Gonzalez, who grew up in Maracaibo, Venezuela, has been involved in two major trades during his burgeoning career. In December 2007, he was part of the deal that sent pitcher Dan Haren to Arizona and Gonzalez to Oakland. A year later, just as he was settling in with the Athletics, Gonzalez was shipped to Colorado in the trade for Matt Holliday, another Boras client who had rejected the Rockies’ overtures for a new deal and eventually cashed in with St. Louis in free agency.
Gonzalez said he felt right at home in Denver. After a slow start, things clicked for him after the break and he finished 2009 with a .284 average, 13 homers and 29 RBIs in 89 games.

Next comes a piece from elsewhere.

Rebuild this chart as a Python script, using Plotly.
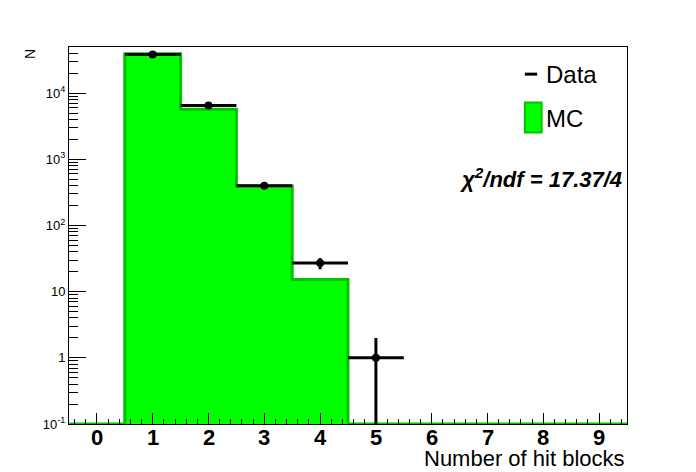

Then, he went wild in the playoffs, collecting 10 hits in 17 at-bats against the Philadelphia Phillies in the division series. Remarkably, nine of those hits came off lefties.
Last season, he shrunk his strike zone and emerged as one of the game’s superstars, winning the NL batting title with a .336 average and also hitting 34 homers and driving in 117 runs despite batting leadoff in 44 games.
Gonzalez said he’s going to move his family to Florida and bring them to Colorado to watch him play as much as he can. After all, he had some of his best moments last year when his relatives were watching.
“They were here for a month and I hit 11 home runs and I hit for the cycle,” he said.
O’Dowd said Gonzalez has the makeup it takes to prevent the contract from becoming a burden.
“I think the one thing with Carlos that stands out for any of us that watches him is the effortlessness and the joy that he plays the game with,” O’Dowd said. “He’s very, very passionate about competing. I hope today takes away the distractions that I think money can become … and he continues to play for the reasons that he played growing up in Maracaibo, which is just the passion and the joy of competing.
“If he does that with the skills set that he has, doesn’t try to do too much, understanding that he’s one player of 25, who knows what he’ll be able to accomplish?”